Why is self-supervised worse than supervised?

fangchangma / self-supervised-depth-completion

ICRA 2019 "Self-supervised Sparse-to-Dense: Self-supervised Depth Completion from LiDAR and Monocular Camera"

MIT License

623 stars 135 forks source link

Why is self-supervised worse than supervised? #26

Closed kwea123 closed 5 years ago

kwea123 commented 5 years ago

On page 9 of the paper figure 6b, on the rightmost point, the self-supervised method receives semi-dense lidar ground truth, which is no longer "sparse depth loss"; I don't understand why it performs worse than the supervised method which has the same ground truth supervision.
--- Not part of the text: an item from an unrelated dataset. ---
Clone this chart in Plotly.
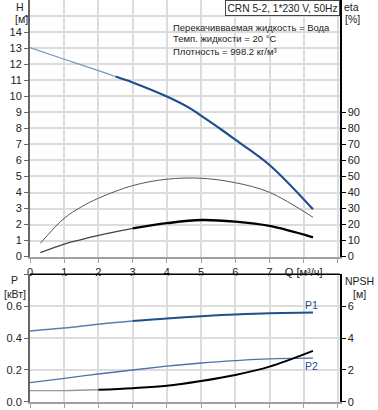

The self-supervised one has additional losses such as photometric loss, etc, so it should at least perform as well as the supervised one in my opinion.

How do you explain this?

fangchangma commented 5 years ago

The supervised method uses the semi-dense ground truth (provided by the KITTI benchmark by aggregating 11 consecutive frames, roughly 30% pixels). In comparison, the self-supervised method uses only "sparse depth loss", i.e., the input lidar scans (~4% pixels).

kwea123 commented 5 years ago

Oh I see, so it's 11 frames v.s. 1 frame basically. Thank you for the clarification.